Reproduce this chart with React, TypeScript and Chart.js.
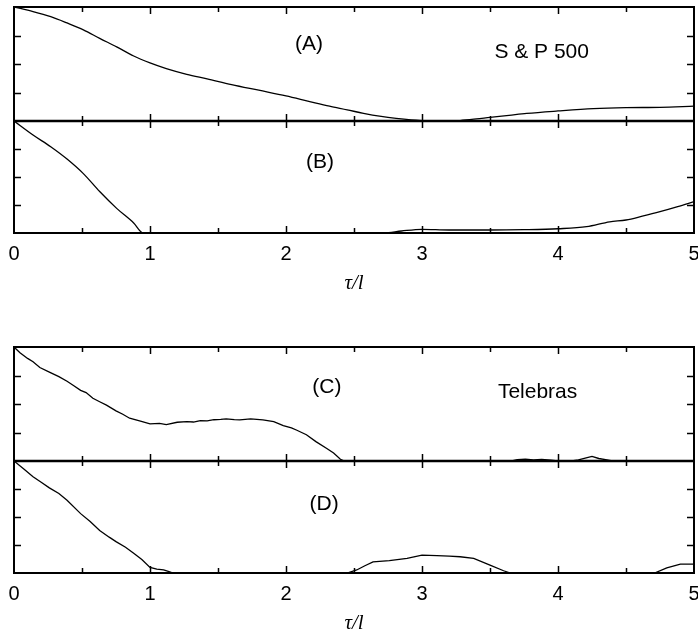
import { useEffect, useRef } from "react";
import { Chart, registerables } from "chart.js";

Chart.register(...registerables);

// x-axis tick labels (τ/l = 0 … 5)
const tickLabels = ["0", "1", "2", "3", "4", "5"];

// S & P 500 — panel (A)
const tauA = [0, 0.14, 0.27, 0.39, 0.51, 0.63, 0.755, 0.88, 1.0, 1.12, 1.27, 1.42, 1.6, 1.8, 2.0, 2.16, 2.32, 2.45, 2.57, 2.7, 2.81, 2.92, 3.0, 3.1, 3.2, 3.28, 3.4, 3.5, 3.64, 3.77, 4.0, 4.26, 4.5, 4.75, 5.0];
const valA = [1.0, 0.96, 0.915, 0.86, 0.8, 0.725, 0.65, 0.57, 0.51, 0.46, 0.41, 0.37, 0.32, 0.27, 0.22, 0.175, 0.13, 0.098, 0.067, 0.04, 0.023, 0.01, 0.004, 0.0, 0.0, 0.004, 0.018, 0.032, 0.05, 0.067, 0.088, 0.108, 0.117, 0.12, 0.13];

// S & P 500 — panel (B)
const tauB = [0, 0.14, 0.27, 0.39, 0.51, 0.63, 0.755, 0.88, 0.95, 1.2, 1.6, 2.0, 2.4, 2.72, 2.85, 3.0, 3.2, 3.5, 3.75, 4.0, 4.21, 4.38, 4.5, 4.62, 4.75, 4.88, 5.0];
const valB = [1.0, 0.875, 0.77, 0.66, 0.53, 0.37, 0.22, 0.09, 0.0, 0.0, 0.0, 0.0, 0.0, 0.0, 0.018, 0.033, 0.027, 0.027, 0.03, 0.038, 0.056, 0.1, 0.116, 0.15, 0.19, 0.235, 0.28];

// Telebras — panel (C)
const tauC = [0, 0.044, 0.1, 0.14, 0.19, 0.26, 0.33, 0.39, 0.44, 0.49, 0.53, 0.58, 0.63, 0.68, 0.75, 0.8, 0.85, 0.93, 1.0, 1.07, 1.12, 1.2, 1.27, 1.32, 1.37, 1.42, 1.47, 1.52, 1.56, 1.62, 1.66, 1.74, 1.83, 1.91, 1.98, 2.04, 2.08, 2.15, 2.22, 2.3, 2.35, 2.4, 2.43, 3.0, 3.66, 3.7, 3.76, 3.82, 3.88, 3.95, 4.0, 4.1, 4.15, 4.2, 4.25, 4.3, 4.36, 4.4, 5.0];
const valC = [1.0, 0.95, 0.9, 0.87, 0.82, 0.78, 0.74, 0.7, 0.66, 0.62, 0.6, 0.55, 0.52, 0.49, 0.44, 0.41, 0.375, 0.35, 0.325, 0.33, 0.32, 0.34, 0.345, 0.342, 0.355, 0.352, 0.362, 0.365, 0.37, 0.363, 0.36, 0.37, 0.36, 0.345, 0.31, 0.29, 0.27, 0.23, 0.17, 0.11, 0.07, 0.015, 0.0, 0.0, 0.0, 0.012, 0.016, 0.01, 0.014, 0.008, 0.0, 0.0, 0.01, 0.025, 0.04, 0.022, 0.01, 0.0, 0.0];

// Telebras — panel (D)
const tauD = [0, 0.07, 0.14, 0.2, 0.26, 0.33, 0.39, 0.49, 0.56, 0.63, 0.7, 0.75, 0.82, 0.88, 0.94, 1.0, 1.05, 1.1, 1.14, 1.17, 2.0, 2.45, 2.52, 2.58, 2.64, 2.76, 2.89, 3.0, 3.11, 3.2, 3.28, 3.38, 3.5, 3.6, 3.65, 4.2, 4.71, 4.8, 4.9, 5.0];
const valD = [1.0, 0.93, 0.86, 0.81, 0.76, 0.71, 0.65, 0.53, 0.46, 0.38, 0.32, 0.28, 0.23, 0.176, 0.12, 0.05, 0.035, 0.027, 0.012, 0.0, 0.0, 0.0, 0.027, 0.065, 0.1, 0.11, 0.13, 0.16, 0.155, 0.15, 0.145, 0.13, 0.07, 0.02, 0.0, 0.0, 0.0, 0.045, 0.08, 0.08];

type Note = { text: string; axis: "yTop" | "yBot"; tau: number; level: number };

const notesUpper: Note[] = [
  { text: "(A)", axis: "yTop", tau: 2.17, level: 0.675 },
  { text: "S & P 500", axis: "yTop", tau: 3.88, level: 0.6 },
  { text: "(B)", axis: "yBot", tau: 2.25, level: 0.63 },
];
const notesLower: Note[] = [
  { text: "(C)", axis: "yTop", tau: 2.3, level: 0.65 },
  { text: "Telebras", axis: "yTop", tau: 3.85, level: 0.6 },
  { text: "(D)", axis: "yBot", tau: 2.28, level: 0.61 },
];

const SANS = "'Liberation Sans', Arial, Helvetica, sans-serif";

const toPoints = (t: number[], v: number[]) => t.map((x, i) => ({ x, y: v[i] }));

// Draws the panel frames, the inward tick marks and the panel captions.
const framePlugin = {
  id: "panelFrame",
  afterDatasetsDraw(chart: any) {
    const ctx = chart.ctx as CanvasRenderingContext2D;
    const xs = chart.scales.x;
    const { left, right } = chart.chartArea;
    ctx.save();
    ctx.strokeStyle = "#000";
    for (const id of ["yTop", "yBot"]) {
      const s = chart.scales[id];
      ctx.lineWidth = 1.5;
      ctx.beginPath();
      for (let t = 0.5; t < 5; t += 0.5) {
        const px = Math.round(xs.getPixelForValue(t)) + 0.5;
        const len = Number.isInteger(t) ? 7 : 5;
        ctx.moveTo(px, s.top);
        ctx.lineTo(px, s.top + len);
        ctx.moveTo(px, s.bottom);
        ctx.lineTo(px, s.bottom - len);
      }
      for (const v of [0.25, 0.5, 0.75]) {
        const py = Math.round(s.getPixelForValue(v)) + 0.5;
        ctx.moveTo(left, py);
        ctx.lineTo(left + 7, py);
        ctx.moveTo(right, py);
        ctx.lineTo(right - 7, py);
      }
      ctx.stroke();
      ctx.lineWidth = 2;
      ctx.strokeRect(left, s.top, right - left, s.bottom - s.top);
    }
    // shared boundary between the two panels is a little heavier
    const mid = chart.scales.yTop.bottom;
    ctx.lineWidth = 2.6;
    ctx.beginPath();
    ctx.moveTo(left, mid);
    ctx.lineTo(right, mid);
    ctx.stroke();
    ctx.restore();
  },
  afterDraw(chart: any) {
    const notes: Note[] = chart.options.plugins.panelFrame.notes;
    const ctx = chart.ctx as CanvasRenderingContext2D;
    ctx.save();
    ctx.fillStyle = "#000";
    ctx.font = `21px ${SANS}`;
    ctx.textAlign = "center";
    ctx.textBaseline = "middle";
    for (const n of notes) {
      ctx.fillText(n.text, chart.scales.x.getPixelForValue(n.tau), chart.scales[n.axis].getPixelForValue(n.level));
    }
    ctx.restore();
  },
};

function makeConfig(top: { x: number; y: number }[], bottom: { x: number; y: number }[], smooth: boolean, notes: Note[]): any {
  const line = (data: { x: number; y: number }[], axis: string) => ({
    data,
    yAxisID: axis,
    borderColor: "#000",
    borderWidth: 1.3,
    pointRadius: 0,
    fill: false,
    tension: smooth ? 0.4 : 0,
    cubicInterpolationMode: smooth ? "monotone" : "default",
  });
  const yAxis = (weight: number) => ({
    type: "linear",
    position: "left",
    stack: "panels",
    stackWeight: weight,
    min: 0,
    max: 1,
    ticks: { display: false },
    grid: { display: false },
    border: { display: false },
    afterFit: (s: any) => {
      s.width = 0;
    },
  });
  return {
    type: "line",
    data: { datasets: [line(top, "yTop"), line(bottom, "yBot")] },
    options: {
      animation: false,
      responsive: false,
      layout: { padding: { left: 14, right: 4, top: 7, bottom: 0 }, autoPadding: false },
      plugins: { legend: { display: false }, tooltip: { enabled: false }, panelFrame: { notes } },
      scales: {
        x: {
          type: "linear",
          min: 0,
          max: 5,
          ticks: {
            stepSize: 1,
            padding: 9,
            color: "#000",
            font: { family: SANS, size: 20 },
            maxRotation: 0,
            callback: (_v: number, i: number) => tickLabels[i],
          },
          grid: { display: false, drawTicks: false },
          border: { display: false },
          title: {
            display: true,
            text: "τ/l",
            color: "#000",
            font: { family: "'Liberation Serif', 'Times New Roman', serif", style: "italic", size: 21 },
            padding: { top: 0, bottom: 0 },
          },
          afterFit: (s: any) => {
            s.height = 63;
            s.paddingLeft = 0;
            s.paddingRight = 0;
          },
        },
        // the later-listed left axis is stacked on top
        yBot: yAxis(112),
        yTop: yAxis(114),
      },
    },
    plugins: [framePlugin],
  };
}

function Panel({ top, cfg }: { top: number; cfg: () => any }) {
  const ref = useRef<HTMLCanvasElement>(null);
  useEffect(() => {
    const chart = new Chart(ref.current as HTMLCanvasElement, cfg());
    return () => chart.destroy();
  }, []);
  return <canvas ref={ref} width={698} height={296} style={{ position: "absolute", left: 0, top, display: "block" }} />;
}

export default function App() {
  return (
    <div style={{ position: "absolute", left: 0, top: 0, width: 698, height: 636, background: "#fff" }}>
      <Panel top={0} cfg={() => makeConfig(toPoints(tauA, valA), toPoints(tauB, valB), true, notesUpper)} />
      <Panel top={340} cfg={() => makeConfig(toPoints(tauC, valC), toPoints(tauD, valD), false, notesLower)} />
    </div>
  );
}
...
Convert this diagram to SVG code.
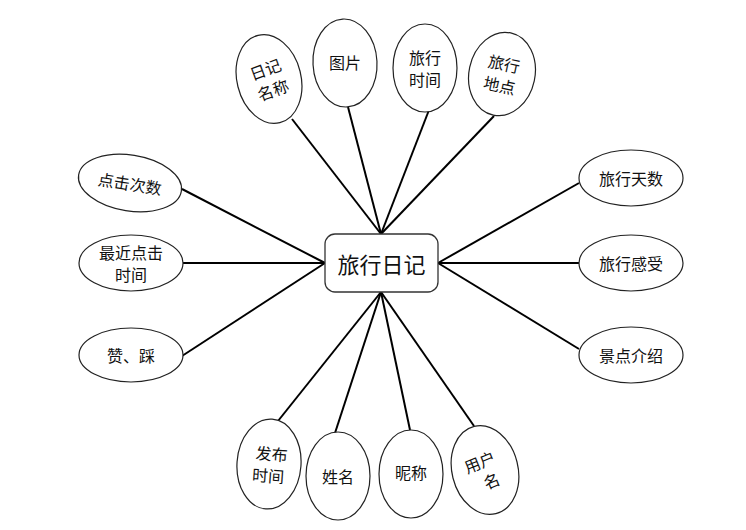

## Exercise description:
Out of the material above, gather each line where "this" appears.

## Full response:
Reproduce this chart with React, TypeScript and Chart.js.
Convert this diagram to SVG code.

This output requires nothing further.